— start Information provided —

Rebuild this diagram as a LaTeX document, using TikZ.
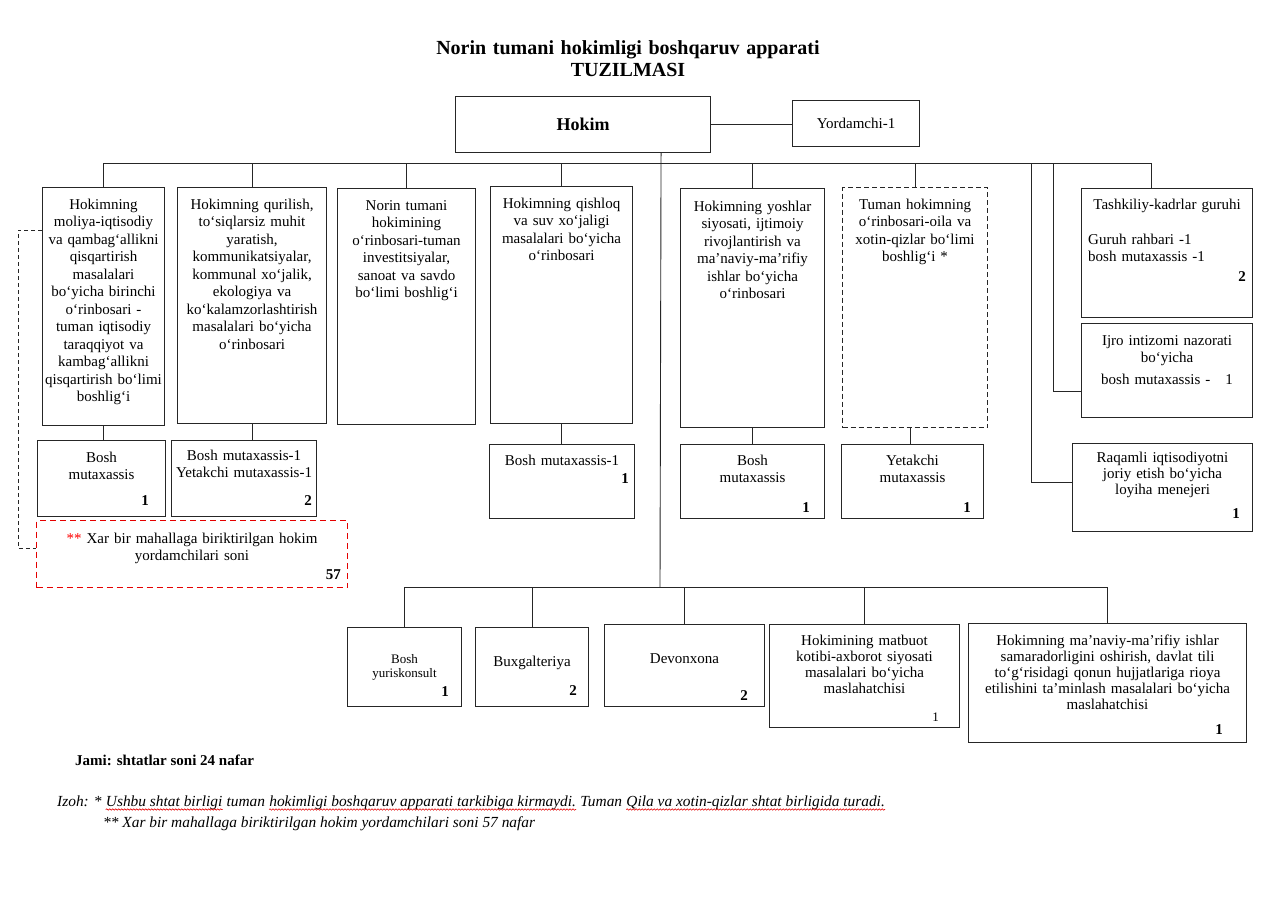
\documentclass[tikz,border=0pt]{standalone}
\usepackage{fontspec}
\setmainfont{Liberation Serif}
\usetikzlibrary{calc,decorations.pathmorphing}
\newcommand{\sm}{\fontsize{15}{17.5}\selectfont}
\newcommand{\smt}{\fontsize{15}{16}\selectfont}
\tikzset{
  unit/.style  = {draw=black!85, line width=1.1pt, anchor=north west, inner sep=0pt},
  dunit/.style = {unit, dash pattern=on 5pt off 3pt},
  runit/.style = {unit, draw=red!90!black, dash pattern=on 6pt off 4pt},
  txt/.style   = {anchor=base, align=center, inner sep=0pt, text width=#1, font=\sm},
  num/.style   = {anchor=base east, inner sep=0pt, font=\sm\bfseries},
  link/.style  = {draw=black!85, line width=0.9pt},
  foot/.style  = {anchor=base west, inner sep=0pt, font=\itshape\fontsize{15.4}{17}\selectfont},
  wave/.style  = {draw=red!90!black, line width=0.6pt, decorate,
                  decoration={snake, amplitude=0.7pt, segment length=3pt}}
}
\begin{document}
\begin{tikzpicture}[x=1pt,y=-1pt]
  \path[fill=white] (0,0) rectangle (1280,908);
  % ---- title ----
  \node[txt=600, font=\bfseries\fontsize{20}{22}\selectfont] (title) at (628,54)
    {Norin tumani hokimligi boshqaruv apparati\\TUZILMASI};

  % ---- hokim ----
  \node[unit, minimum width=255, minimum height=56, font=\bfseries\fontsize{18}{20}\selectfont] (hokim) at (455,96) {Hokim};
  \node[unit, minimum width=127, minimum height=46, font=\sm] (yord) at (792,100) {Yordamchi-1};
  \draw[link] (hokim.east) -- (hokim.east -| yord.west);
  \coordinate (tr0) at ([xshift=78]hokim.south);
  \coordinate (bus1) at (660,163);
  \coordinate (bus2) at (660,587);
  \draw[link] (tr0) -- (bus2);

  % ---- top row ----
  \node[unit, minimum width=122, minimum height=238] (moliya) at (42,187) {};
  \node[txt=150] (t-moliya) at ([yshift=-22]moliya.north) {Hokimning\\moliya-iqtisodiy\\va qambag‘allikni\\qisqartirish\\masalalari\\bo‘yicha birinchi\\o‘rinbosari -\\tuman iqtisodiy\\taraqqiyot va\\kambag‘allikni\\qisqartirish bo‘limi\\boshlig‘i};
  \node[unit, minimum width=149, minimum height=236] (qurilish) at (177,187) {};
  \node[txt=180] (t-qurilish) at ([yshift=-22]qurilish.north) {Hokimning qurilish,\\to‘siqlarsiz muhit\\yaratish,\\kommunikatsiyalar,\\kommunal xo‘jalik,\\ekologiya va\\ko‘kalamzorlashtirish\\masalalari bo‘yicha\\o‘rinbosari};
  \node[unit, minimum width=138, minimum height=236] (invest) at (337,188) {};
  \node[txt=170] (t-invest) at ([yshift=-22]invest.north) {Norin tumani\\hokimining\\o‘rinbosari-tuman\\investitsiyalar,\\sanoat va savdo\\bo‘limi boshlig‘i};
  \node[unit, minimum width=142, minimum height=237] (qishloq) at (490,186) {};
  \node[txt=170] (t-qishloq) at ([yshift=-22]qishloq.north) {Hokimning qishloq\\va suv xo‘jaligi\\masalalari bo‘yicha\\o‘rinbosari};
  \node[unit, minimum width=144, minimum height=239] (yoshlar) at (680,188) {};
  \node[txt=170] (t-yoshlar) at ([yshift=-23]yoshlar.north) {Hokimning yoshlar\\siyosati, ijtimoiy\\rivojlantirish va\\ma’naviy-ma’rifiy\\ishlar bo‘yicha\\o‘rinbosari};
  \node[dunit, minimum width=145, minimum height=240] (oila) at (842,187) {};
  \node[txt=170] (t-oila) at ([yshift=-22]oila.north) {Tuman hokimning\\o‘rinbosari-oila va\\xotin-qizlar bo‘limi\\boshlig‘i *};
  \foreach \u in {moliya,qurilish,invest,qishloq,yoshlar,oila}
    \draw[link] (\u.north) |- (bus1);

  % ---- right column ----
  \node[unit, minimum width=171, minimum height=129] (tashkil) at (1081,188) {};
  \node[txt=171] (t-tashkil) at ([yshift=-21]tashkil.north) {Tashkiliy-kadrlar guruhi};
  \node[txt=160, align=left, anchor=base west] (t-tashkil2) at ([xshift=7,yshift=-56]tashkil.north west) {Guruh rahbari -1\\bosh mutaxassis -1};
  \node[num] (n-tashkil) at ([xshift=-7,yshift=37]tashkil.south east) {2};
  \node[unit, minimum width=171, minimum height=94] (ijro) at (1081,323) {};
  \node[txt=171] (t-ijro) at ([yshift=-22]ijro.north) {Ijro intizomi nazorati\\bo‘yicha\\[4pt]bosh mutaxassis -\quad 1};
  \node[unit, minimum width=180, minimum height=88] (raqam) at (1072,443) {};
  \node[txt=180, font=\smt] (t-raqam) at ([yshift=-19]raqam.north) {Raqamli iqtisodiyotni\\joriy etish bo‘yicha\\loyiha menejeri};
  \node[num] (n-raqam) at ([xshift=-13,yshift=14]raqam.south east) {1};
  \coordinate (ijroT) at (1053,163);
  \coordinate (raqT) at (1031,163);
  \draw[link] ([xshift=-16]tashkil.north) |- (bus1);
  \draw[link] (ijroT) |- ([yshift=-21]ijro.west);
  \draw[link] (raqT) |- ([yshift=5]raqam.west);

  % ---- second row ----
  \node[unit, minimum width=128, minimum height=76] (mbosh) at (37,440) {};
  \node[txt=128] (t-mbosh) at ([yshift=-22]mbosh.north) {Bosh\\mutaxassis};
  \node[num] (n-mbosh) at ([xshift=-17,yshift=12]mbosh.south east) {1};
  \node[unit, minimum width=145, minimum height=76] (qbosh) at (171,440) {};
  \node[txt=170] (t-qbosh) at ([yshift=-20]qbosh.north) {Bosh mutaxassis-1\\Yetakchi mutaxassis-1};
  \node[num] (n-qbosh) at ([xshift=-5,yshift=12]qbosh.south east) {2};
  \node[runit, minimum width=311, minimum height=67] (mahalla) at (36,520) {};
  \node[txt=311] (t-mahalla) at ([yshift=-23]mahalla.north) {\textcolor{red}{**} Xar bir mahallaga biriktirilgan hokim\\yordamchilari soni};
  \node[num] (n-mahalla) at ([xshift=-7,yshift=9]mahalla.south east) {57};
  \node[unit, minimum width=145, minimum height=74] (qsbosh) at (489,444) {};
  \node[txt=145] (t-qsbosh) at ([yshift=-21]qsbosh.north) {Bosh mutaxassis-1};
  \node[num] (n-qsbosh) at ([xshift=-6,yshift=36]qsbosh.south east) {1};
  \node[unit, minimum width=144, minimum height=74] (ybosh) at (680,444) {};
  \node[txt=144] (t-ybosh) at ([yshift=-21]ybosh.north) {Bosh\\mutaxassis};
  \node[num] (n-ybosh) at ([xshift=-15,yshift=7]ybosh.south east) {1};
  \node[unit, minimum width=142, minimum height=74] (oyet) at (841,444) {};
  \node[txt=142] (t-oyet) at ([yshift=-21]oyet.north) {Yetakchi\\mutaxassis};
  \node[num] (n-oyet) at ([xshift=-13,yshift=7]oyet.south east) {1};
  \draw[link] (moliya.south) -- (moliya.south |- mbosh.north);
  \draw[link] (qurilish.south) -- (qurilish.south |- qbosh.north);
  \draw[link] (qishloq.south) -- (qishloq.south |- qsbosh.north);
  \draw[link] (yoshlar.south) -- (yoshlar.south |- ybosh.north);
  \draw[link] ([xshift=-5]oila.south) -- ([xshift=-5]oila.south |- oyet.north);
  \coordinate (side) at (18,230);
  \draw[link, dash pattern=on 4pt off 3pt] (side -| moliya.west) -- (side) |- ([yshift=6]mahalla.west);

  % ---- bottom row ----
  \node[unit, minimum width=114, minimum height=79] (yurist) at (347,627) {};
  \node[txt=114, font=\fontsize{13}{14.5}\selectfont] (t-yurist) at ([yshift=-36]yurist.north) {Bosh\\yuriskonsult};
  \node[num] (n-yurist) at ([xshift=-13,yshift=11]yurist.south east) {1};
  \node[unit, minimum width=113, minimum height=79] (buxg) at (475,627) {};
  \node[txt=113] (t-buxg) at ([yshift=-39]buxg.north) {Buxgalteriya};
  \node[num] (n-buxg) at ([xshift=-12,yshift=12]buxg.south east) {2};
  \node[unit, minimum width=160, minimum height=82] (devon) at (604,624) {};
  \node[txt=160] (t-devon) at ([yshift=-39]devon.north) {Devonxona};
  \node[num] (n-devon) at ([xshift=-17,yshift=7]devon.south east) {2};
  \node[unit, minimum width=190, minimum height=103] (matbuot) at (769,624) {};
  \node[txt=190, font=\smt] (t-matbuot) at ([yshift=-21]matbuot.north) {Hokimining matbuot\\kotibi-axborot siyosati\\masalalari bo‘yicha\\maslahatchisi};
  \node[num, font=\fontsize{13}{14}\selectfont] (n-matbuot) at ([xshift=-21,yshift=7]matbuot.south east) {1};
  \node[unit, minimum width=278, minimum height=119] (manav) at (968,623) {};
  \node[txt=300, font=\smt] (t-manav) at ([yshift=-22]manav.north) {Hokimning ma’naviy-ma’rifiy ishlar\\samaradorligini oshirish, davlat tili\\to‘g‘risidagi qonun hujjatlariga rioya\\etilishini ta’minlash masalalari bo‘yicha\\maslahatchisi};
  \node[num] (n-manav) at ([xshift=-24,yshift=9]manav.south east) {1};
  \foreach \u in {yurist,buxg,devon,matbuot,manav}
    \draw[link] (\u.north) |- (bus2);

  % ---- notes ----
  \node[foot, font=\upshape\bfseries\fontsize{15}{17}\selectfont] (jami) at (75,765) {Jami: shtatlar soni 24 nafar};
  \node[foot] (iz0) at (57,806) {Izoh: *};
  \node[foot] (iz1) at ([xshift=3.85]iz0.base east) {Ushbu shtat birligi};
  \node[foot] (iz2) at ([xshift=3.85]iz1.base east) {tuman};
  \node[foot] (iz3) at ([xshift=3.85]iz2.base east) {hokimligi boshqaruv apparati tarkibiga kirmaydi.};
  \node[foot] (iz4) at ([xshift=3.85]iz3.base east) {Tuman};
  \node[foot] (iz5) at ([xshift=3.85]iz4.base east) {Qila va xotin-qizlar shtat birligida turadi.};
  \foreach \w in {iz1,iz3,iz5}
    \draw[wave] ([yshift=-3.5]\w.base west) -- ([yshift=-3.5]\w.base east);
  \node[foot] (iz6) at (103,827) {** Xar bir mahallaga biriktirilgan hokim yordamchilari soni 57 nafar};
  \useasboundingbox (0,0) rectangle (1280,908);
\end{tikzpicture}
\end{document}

— end Information provided —

# What you need to do
Begin at the first line of the data above and repeat each line exactly, stopping after the line containing "tumani hokimligi boshqaruv". Omit the pictures.

# Correct response
Rebuild this diagram as a LaTeX document, using TikZ.
\documentclass[tikz,border=0pt]{standalone}
\usepackage{fontspec}
\setmainfont{Liberation Serif}
\usetikzlibrary{calc,decorations.pathmorphing}
\newcommand{\sm}{\fontsize{15}{17.5}\selectfont}
\newcommand{\smt}{\fontsize{15}{16}\selectfont}
\tikzset{
  unit/.style  = {draw=black!85, line width=1.1pt, anchor=north west, inner sep=0pt},
  dunit/.style = {unit, dash pattern=on 5pt off 3pt},
  runit/.style = {unit, draw=red!90!black, dash pattern=on 6pt off 4pt},
  txt/.style   = {anchor=base, align=center, inner sep=0pt, text width=#1, font=\sm},
  num/.style   = {anchor=base east, inner sep=0pt, font=\sm\bfseries},
  link/.style  = {draw=black!85, line width=0.9pt},
  foot/.style  = {anchor=base west, inner sep=0pt, font=\itshape\fontsize{15.4}{17}\selectfont},
  wave/.style  = {draw=red!90!black, line width=0.6pt, decorate,
                  decoration={snake, amplitude=0.7pt, segment length=3pt}}
}
\begin{document}
\begin{tikzpicture}[x=1pt,y=-1pt]
  \path[fill=white] (0,0) rectangle (1280,908);
  % ---- title ----
  \node[txt=600, font=\bfseries\fontsize{20}{22}\selectfont] (title) at (628,54)
    {Norin tumani hokimligi boshqaruv apparati\\TUZILMASI};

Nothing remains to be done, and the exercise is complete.